Theorem Let $A$ be an operator on a Hilbert space $H$. The approximate spectrum denoted by $\sqcap (A).$
The following are equivalent:
1) $\lambda\in \sqcap (A).$
2) There exists a sequence $\{f_n\}_n$ of unit vectors
such that $\|(A-\lambda)f_n\|\to O$.
3) $m(A-\lambda I)=\inf\{\alpha>0 : \|(A-\lambda I)f\|\geq \alpha
\text{ for all }f\}=0$
Proof. $(1)\implies(2).$ $\lambda\in \sqcap (A)$ means $A-\lambda I$ is not bounded below.
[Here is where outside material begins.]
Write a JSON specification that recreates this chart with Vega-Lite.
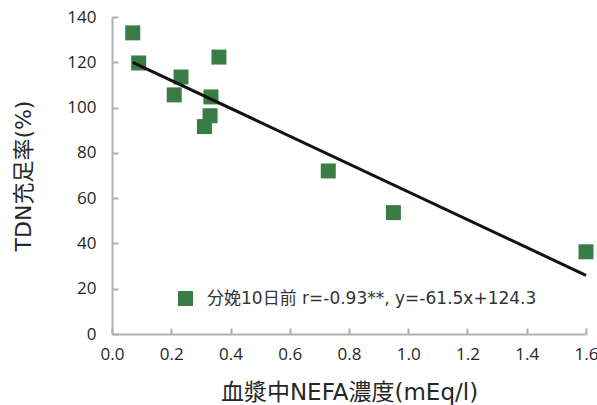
{
  "$schema": "https://vega.github.io/schema/vega-lite/v6.json",
  "autosize": "none",
  "width": 474,
  "height": 317,
  "padding": {"left": 112, "top": 17, "right": 11, "bottom": 71},
  "background": "white",
  "config": {
    "view": {"stroke": null},
    "font": "DejaVu Sans, Noto Sans CJK JP",
    "axis": {
      "grid": false,
      "domainColor": "#b0b0b0",
      "domainWidth": 2,
      "tickColor": "#b0b0b0",
      "tickWidth": 2,
      "labelColor": "#262626",
      "labelFontSize": 17,
      "titleColor": "#262626",
      "titleFontSize": 22,
      "titleFontWeight": "normal",
      "labelFont": "Open Sans, Noto Sans CJK JP",
      "titleFont": "DejaVu Sans, Noto Sans CJK JP",
      "labelFlush": false
    }
  },
  "layer": [
    {
      "data": {
        "values": [
          {"nefa": 0.07, "tdn": 133.0, "series": "分娩10日前 r=-0.93**, y=-61.5x+124.3"},
          {"nefa": 0.09, "tdn": 119.7, "series": "分娩10日前 r=-0.93**, y=-61.5x+124.3"},
          {"nefa": 0.21, "tdn": 105.6, "series": "分娩10日前 r=-0.93**, y=-61.5x+124.3"},
          {"nefa": 0.233, "tdn": 113.5, "series": "分娩10日前 r=-0.93**, y=-61.5x+124.3"},
          {"nefa": 0.361, "tdn": 122.3, "series": "分娩10日前 r=-0.93**, y=-61.5x+124.3"},
          {"nefa": 0.334, "tdn": 104.7, "series": "分娩10日前 r=-0.93**, y=-61.5x+124.3"},
          {"nefa": 0.331, "tdn": 96.4, "series": "分娩10日前 r=-0.93**, y=-61.5x+124.3"},
          {"nefa": 0.312, "tdn": 91.6, "series": "分娩10日前 r=-0.93**, y=-61.5x+124.3"},
          {"nefa": 0.73, "tdn": 72.0, "series": "分娩10日前 r=-0.93**, y=-61.5x+124.3"},
          {"nefa": 0.95, "tdn": 53.6, "series": "分娩10日前 r=-0.93**, y=-61.5x+124.3"},
          {"nefa": 1.6, "tdn": 36.3, "series": "分娩10日前 r=-0.93**, y=-61.5x+124.3"}
        ]
      },
      "mark": {"type": "square", "size": 225, "opacity": 1, "filled": true, "cornerRadius": 2},
      "encoding": {
        "x": {
          "field": "nefa", "type": "quantitative",
          "scale": {"domain": [0, 1.6], "nice": false},
          "axis": {"values": [0, 0.2, 0.4, 0.6, 0.8, 1.0, 1.2, 1.4, 1.6], "format": ".1f", "title": "血漿中NEFA濃度(mEq/l)", "titleFontSize": 23, "tickSize": -6, "labelPadding": 18, "titlePadding": 19}
        },
        "y": {
          "field": "tdn", "type": "quantitative",
          "scale": {"domain": [0, 140], "nice": false},
          "axis": {"values": [0, 20, 40, 60, 80, 100, 120, 140], "title": "TDN充足率(%)", "tickSize": -6, "labelPadding": 22, "titlePadding": 31}
        },
        "color": {
          "field": "series", "type": "nominal",
          "scale": {"range": ["#3a7d44"]},
          "legend": {
            "title": null, "orient": "none", "legendX": 65, "legendY": 273,
            "symbolType": "square", "symbolSize": 225, "symbolStrokeWidth": 0,
            "labelFontSize": 17, "labelColor": "#333333", "labelOffset": 13,
            "labelFont": "DejaVu Sans, Noto Sans CJK JP", "labelLimit": 500, "padding": 0
          }
        }
      }
    },
    {
      "data": {"values": [{"nefa": 0.07, "tdn": 120.0}, {"nefa": 1.6, "tdn": 25.9}]},
      "mark": {"type": "line", "color": "#111111", "strokeWidth": 3},
      "encoding": {
        "x": {"field": "nefa", "type": "quantitative"},
        "y": {"field": "tdn", "type": "quantitative"}
      }
    }
  ]
}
Thus for all $n\geq 0$, there exists $\{g_n\}_{n}$ such that $$\|(A-\lambda)g_n\|<\frac{1}{n} \|g_n\|.$$ Dividing through by $\|g_n\|$ and letting $n\to \infty$ we obtain $(ii)$
$(2)\implies(3).$ Consider the set $$D:=\{\alpha : \|(A-\lambda I)f\| \geq \alpha \|f\| \text{ for all } f\}\subset \mathbb{R}$$ Clearly $0$ is a lower bound of $D$.
My idea is to find a sequence $\{\alpha_n\}_n \subset D$ which converges to $0$. I have been on this for a while. Can someone help me out. I would be grateful for any alternative method also.